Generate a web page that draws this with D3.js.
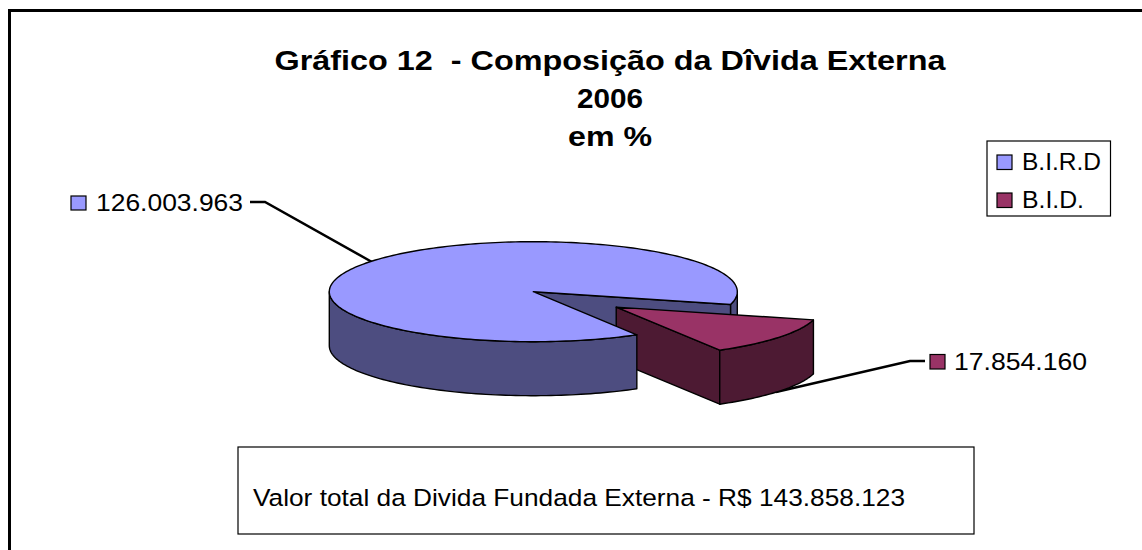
<!DOCTYPE html>
<html>
<head>
<meta charset="utf-8">
<script src="https://cdn.jsdelivr.net/npm/d3@7"></script>
<style>
  html, body { margin: 0; background: #fff; }
  text { font-family: "Liberation Sans", Arial, sans-serif; fill: #000; }
</style>
</head>
<body>
<div id="myChart"></div>
<script>
const categories = ["B.I.R.D", "B.I.D."];
const values = [126003963, 17854160];
const valueLabels = ["126.003.963", "17.854.160"];
const titleLines = ["Gráfico 12  - Composição da Dîvida Externa", "2006", "em %"];
const note = "Valor total da Divida Fundada Externa - R$ 143.858.123";

const width = 1142, height = 550;
const topColors = ["#9999ff", "#993366"];
const wallColors = ["#4d4d80", "#4d1a33"];

let svg = d3.select("#myChart").append("svg")
  .attr("width", width)
  .attr("height", height)
  .style("display", "block");

// text is wider than the font's normal proportions in the picture, so force the width
function label(x, y, str, size, w, bold, anchor) {
  return svg.append("text")
    .attr("x", x).attr("y", y)
    .attr("font-size", size)
    .attr("font-weight", bold ? "bold" : "normal")
    .attr("text-anchor", anchor || "start")
    .attr("textLength", w)
    .attr("lengthAdjust", "spacingAndGlyphs")
    .style("white-space", "pre")
    .text(str);
}

// frame: only top and left sides show
svg.append("path").attr("d", "M9.5,550V10.5H1142")
  .attr("fill", "none").attr("stroke", "#000").attr("stroke-width", 3);

// title
label(610, 70, titleLines[0], 28.5, 671, true, "middle");
label(610, 108, titleLines[1], 28.5, 66, true, "middle");
label(610, 146, titleLines[2], 28.5, 84, true, "middle");

// pie, angles clockwise from east in the unprojected circle
const pieAngle = d3.pie().sort(null)
  .startAngle(59.5 * Math.PI / 180)
  .endAngle((360 + 59.5) * Math.PI / 180);
const arcs = pieAngle(values);

const cx = 533.3, cy = 291.7, rx = 204, ry = 50, depth = 54, explode = 0.51;
const xScale = d3.scaleLinear().domain([-1, 1]).range([cx - rx, cx + rx]);
const yScale = d3.scaleLinear().domain([-1, 1]).range([cy - ry, cy + ry]);

const line = d3.line().x(d => xScale(d[0])).y(d => yScale(d[1]) + (d[2] || 0));

function sample(a0, a1, ox, oy, dz) {
  const n = Math.max(2, Math.ceil(Math.abs(a1 - a0) * 40));
  return d3.range(n + 1).map(i => {
    const a = a0 + (a1 - a0) * i / n;
    return [ox + Math.cos(a), oy + Math.sin(a), dz];
  });
}
function topPath(a0, a1, ox, oy) {
  return line([[ox, oy, 0]].concat(sample(a0, a1, ox, oy, 0))) + "Z";
}
function wallPath(a0, a1, ox, oy) {
  return line(sample(a0, a1, ox, oy, 0).concat(sample(a1, a0, ox, oy, depth))) + "Z";
}
function facePath(a, ox, oy) {
  const p = [ox + Math.cos(a), oy + Math.sin(a)];
  return line([[ox, oy, 0], [p[0], p[1], 0], [p[0], p[1], depth], [ox, oy, depth]]) + "Z";
}
function piece(d, fill) {
  svg.append("path").attr("d", d).attr("fill", fill)
    .attr("stroke", "#000").attr("stroke-width", 1.4).attr("stroke-linejoin", "round");
}

const big = arcs[0], small = arcs[1];
const bigEnd = big.endAngle, bigStart = big.startAngle;
const mid = (small.startAngle + small.endAngle) / 2 - 2 * Math.PI;
const sa = small.startAngle - 2 * Math.PI, ea = small.endAngle - 2 * Math.PI;
const ox = explode * Math.cos(mid), oy = explode * Math.sin(mid);

// leader lines sit behind the pie
svg.append("path").attr("d", "M250,202H265L372,262")
  .attr("fill", "none").attr("stroke", "#000").attr("stroke-width", 2.5);
svg.append("path").attr("d", "M925,361H910L776,392")
  .attr("fill", "none").attr("stroke", "#000").attr("stroke-width", 2.5);

// back pieces of the big slice
piece(wallPath(0, sa, 0, 0), wallColors[0]);
piece(facePath(sa, 0, 0), wallColors[0]);
// exploded slice
piece(facePath(ea, ox, oy), wallColors[1]);
piece(wallPath(sa, ea, ox, oy), wallColors[1]);
piece(topPath(sa, ea, ox, oy), topColors[1]);
// front of the big slice
piece(wallPath(bigStart, Math.PI, 0, 0), wallColors[0]);
piece(topPath(bigStart, bigEnd, 0, 0), topColors[0]);

// data labels
svg.append("rect").attr("x", 71).attr("y", 196).attr("width", 15).attr("height", 14)
  .attr("fill", topColors[0]).attr("stroke", "#000").attr("stroke-width", 1.2);
label(96, 210.5, valueLabels[0], 24.5, 147);
svg.append("rect").attr("x", 930).attr("y", 354.5).attr("width", 15).attr("height", 14.5)
  .attr("fill", topColors[1]).attr("stroke", "#000").attr("stroke-width", 1.2);
label(954, 370, valueLabels[1], 24.5, 133);

// legend
svg.append("rect").attr("x", 987).attr("y", 141).attr("width", 123.5).attr("height", 75)
  .attr("fill", "#fff").attr("stroke", "#000").attr("stroke-width", 1.2);
categories.forEach((c, i) => {
  svg.append("rect").attr("x", 997).attr("y", 155 + i * 38).attr("width", 15).attr("height", 14.5)
    .attr("fill", topColors[i]).attr("stroke", "#000").attr("stroke-width", 1.2);
  label(1022, 170 + i * 38, c, 24, i ? 62 : 79);
});

// note box
svg.append("rect").attr("x", 238).attr("y", 447).attr("width", 736).attr("height", 87)
  .attr("fill", "#fff").attr("stroke", "#000").attr("stroke-width", 1.2);
label(253, 506, note, 24.5, 652);
</script>
</body>
</html>
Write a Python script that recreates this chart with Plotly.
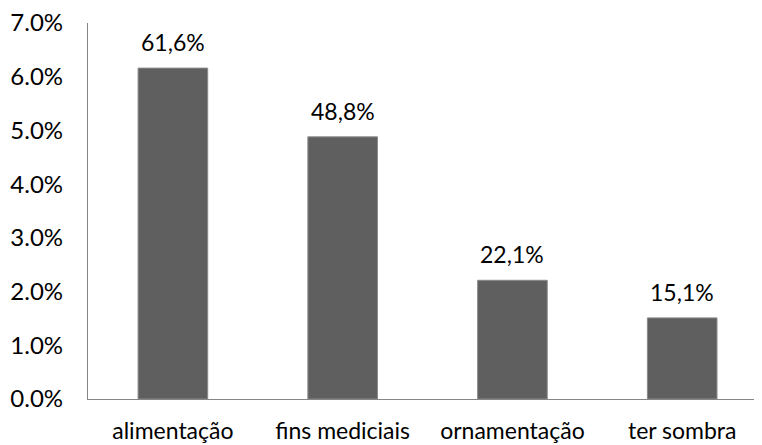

-=-=-

**WHAT YOU HAVE TO DO**. Images should not appear in the copy; retype the listing above exactly.

**RESPONSE**.
Generate a web page that draws this with D3.js.
<!DOCTYPE html>
<html>
<head>
<meta charset="utf-8">
<script src="https://cdn.jsdelivr.net/npm/d3@7"></script>
<style>
  html, body { margin: 0; background: #fff; }
  text { font-family: "Liberation Sans", Arial, sans-serif; fill: #000; }
</style>
</head>
<body>
<div id="myChart"></div>
<script>
const categories = ["B.I.R.D", "B.I.D."];
const values = [126003963, 17854160];
const valueLabels = ["126.003.963", "17.854.160"];
const titleLines = ["Gráfico 12  - Composição da Dîvida Externa", "2006", "em %"];
const note = "Valor total da Divida Fundada Externa - R$ 143.858.123";

const width = 1142, height = 550;
const topColors = ["#9999ff", "#993366"];
const wallColors = ["#4d4d80", "#4d1a33"];

let svg = d3.select("#myChart").append("svg")
  .attr("width", width)
  .attr("height", height)
  .style("display", "block");

// text is wider than the font's normal proportions in the picture, so force the width
function label(x, y, str, size, w, bold, anchor) {
  return svg.append("text")
    .attr("x", x).attr("y", y)
    .attr("font-size", size)
    .attr("font-weight", bold ? "bold" : "normal")
    .attr("text-anchor", anchor || "start")
    .attr("textLength", w)
    .attr("lengthAdjust", "spacingAndGlyphs")
    .style("white-space", "pre")
    .text(str);
}

// frame: only top and left sides show
svg.append("path").attr("d", "M9.5,550V10.5H1142")
  .attr("fill", "none").attr("stroke", "#000").attr("stroke-width", 3);

// title
label(610, 70, titleLines[0], 28.5, 671, true, "middle");
label(610, 108, titleLines[1], 28.5, 66, true, "middle");
label(610, 146, titleLines[2], 28.5, 84, true, "middle");

// pie, angles clockwise from east in the unprojected circle
const pieAngle = d3.pie().sort(null)
  .startAngle(59.5 * Math.PI / 180)
  .endAngle((360 + 59.5) * Math.PI / 180);
const arcs = pieAngle(values);

const cx = 533.3, cy = 291.7, rx = 204, ry = 50, depth = 54, explode = 0.51;
const xScale = d3.scaleLinear().domain([-1, 1]).range([cx - rx, cx + rx]);
const yScale = d3.scaleLinear().domain([-1, 1]).range([cy - ry, cy + ry]);

const line = d3.line().x(d => xScale(d[0])).y(d => yScale(d[1]) + (d[2] || 0));

function sample(a0, a1, ox, oy, dz) {
  const n = Math.max(2, Math.ceil(Math.abs(a1 - a0) * 40));
  return d3.range(n + 1).map(i => {
    const a = a0 + (a1 - a0) * i / n;
    return [ox + Math.cos(a), oy + Math.sin(a), dz];
  });
}
function topPath(a0, a1, ox, oy) {
  return line([[ox, oy, 0]].concat(sample(a0, a1, ox, oy, 0))) + "Z";
}
function wallPath(a0, a1, ox, oy) {
  return line(sample(a0, a1, ox, oy, 0).concat(sample(a1, a0, ox, oy, depth))) + "Z";
}
function facePath(a, ox, oy) {
  const p = [ox + Math.cos(a), oy + Math.sin(a)];
  return line([[ox, oy, 0], [p[0], p[1], 0], [p[0], p[1], depth], [ox, oy, depth]]) + "Z";
}
function piece(d, fill) {
  svg.append("path").attr("d", d).attr("fill", fill)
    .attr("stroke", "#000").attr("stroke-width", 1.4).attr("stroke-linejoin", "round");
}

const big = arcs[0], small = arcs[1];
const bigEnd = big.endAngle, bigStart = big.startAngle;
const mid = (small.startAngle + small.endAngle) / 2 - 2 * Math.PI;
const sa = small.startAngle - 2 * Math.PI, ea = small.endAngle - 2 * Math.PI;
const ox = explode * Math.cos(mid), oy = explode * Math.sin(mid);

// leader lines sit behind the pie
svg.append("path").attr("d", "M250,202H265L372,262")
  .attr("fill", "none").attr("stroke", "#000").attr("stroke-width", 2.5);
svg.append("path").attr("d", "M925,361H910L776,392")
  .attr("fill", "none").attr("stroke", "#000").attr("stroke-width", 2.5);

// back pieces of the big slice
piece(wallPath(0, sa, 0, 0), wallColors[0]);
piece(facePath(sa, 0, 0), wallColors[0]);
// exploded slice
piece(facePath(ea, ox, oy), wallColors[1]);
piece(wallPath(sa, ea, ox, oy), wallColors[1]);
piece(topPath(sa, ea, ox, oy), topColors[1]);
// front of the big slice
piece(wallPath(bigStart, Math.PI, 0, 0), wallColors[0]);
piece(topPath(bigStart, bigEnd, 0, 0), topColors[0]);

// data labels
svg.append("rect").attr("x", 71).attr("y", 196).attr("width", 15).attr("height", 14)
  .attr("fill", topColors[0]).attr("stroke", "#000").attr("stroke-width", 1.2);
label(96, 210.5, valueLabels[0], 24.5, 147);
svg.append("rect").attr("x", 930).attr("y", 354.5).attr("width", 15).attr("height", 14.5)
  .attr("fill", topColors[1]).attr("stroke", "#000").attr("stroke-width", 1.2);
label(954, 370, valueLabels[1], 24.5, 133);

// legend
svg.append("rect").attr("x", 987).attr("y", 141).attr("width", 123.5).attr("height", 75)
  .attr("fill", "#fff").attr("stroke", "#000").attr("stroke-width", 1.2);
categories.forEach((c, i) => {
  svg.append("rect").attr("x", 997).attr("y", 155 + i * 38).attr("width", 15).attr("height", 14.5)
    .attr("fill", topColors[i]).attr("stroke", "#000").attr("stroke-width", 1.2);
  label(1022, 170 + i * 38, c, 24, i ? 62 : 79);
});

// note box
svg.append("rect").attr("x", 238).attr("y", 447).attr("width", 736).attr("height", 87)
  .attr("fill", "#fff").attr("stroke", "#000").attr("stroke-width", 1.2);
label(253, 506, note, 24.5, 652);
</script>
</body>
</html>
Write a Python script that recreates this chart with Plotly.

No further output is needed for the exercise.